Os dispositivos serão entregues às mulheres. Com ajuda de cooperativas de crédito e do Ministério de Desenvolvimento Social, o BC começa a identificar grupos que já se reúnem para alguma atividade como, por exemplo, costurar. O equipamento passará de mão em mão.
E elas poderão aprender a melhor forma de poupar num jogo j educativo e ensinar familiares.
— Esse é o maior desafio: como sensibilizar a população a fazer aplicações de mais longo prazo — afirmou o diretor de Relacionamento Institucional e Cidadania do BC, Luiz Edson Feltrim.
A autoridade monetária, entretanto, quer mostrar que a caderneta de poupança não é a única forma de guardar dinheiro. O BC sabe que a modalidade é o mecanismo predileto das famílias com menor renda, mas quer ensinar que — de acordo com o objetivo das famílias — há instrumentos mais apropriados e eficazes.

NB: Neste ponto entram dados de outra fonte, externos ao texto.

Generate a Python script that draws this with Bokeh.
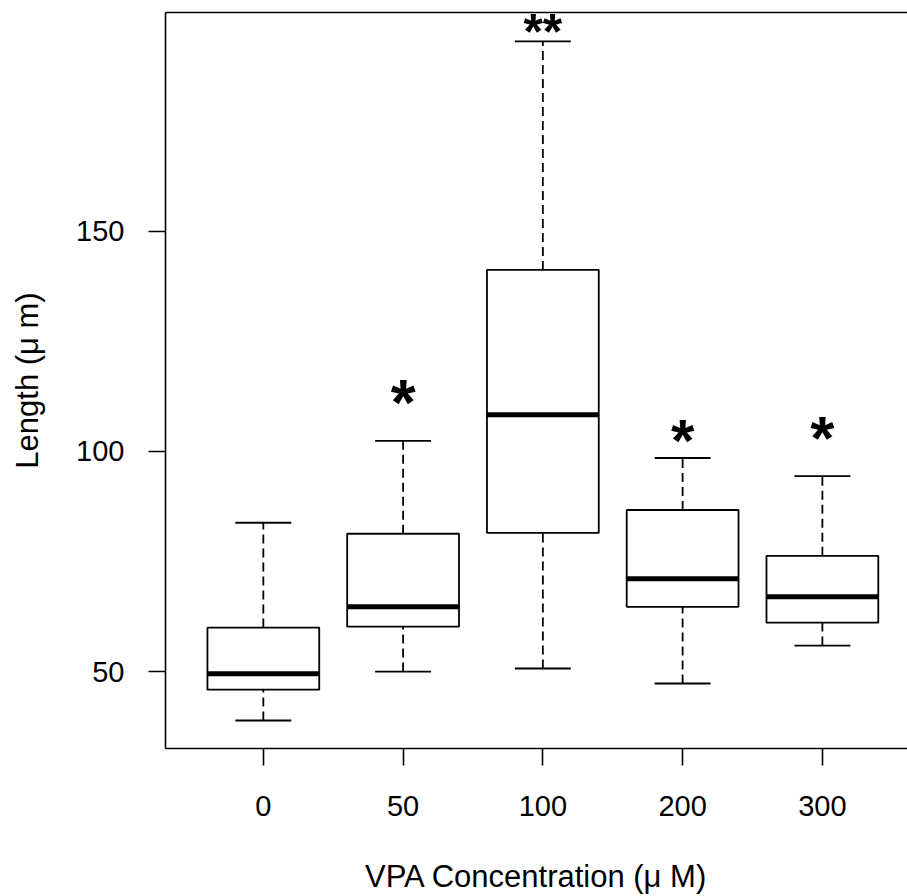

— Nunca pensei em deixar em outro lugar que não fosse a poupança — afirma a estagiária em enfermagem Talita Lobato. — Acho que por falta de informação nunca pensei nisso.
Já a cozinheira Janaína Ribeiro não consegue guardar nem uma pequena parcela do que ganha por mês. Mesmo assim, tem uma caderneta de poupança, onde depositou todo o dinheiro da rescisão do último emprego. Aos 25 anos, a mãe solteira conta que colocar na aplicação foi uma decisão imediata ao trocar de trabalho.
— Quando a gente poupa é em caderneta de poupança, não? — pergunta Janaína.
Outros instrumentos – Além de estimular a nova classe média a guardar dinheiro, o BC pretende ainda incentivar os bancos a criarem novos produtos para atrair esses potenciais poupadores. É uma determinação do presidente Alexandre Tombini, que tem falado cada vez mais sobre o tema. O assunto é uma das vedetes da diretoria comandada por Feltrim.
Vamos construir essa agenda: aumentar a poupança, alongar os instrumentos de aplicação financeira, mas não temos a fórmula ainda — afirmou Feltrim. — Vamos lançar o desafio para o pessoal de baixíssima renda para ensinar esse pessoal a poupar. Independentemente do valor do seu ingresso, você pode poupar e não apenas com caderneta de poupança, mas com vários instrumentos.